Japan on Thursday reported the first death of a person infected with novel coronavirus, as the number of cases on a quarantined cruise ship offshore soared over 200.
The woman in her 80s was tested for the virus after being hospitalised, and was confirmed positive after her death, Health Minister Katsunobu Kato told a news briefing.
However, it was not clear if the virus or other complications had caused her death, Kato warned.
"The relationship between the new coronavirus and the death of the person is still unclear," he said.
The death came as three additional new infections were confirmed in Japan, including a taxi driver in Tokyo. They bring the number of cases in the country to 32, excluding those on the ship and a quarantine officer.
The Diamond Princess cruise ship off Yokohama has become the single largest cluster of cases outside China, with 218 testing positive for the COVID-19 virus and taken to medical facilities.
Earlier Thursday, Japan announced elderly passengers would be allowed off the ship if they test negative.
They will be given the option of moving to government facilities to wait out a quarantine that is set to last until February 19.
In a statement, operator Princess Cruises said it had been told the government-appointed lodgings would offer individual rooms and bathrooms, with access to medication, but no on-site medical care.
"The food available will not accommodate dietary preferences but will accommodate certain medical conditions. The meals provided will be Japanese bento-style boxes. No Western meals will be available.
- Working around the clock -
Thousands of passengers and crew on board were facing nearly a week more of isolation, with many expressing frustration and fear.
While passengers are struggling with cabin fever, crew members are working around the clock and worried that they are exposed to the greatest risk of infection.
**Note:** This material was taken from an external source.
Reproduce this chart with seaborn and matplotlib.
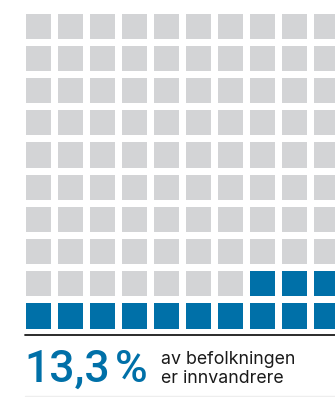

"The situation on board is getting worse day by day," 24-year-old ship security officer Sonali Thakkar told AFP.
"This morning they told us that 44 people have been infected and everyone is really scared and wanting to get off as soon as possible," she added.
"All we want is tests to be done and to be separated from those who are positive. We don't want to stay on board."
With passengers mostly confined to their cabins, crew members have to go door-to-door to deliver food and other supplies, and some fear this has reduced the effectiveness of the quarantine.
"I haven't got the virus yet, but I don't want it to be so late that I catch the virus. I don't want to wait to find out that I'm the one that has it," Thakkar said.
- Quarantine questions -
The dozens of new cases diagnosed almost daily have raised questions about the pace of testing and whether the quarantine is working.
Thakkar said that while passengers were confined to quarters, the crew were eating together, working together and sleeping two to a cabin with shared washing facilities.
Japan initially tested around 300 people who had close contact with the first infected passenger, or displayed symptoms, but has gradually widened the net as new cases are detected.
Officials say they can only process 300 people a day, but hope eventually to expand this to 1,000.
Prime Minister Shinzo Abe said Thursday the government would set aside 15.3 billion yen ($139 million) for the fight against the virus, including to boost testing, strengthen inspections at borders, and support manufacturers of face masks.
Japan has evacuated hundreds of people in four flights from the centre of the outbreak in Hubei province, with most of the returnees undergoing "self-quarantine" in government-designated hotels.
Evacuees from the first flight, which landed on January 29, were cleared to leave the quarantine on Wednesday night after passing a final round of checks.
As they left their hotel in Chiba, east of Tokyo, they thanked local residents for their solidarity.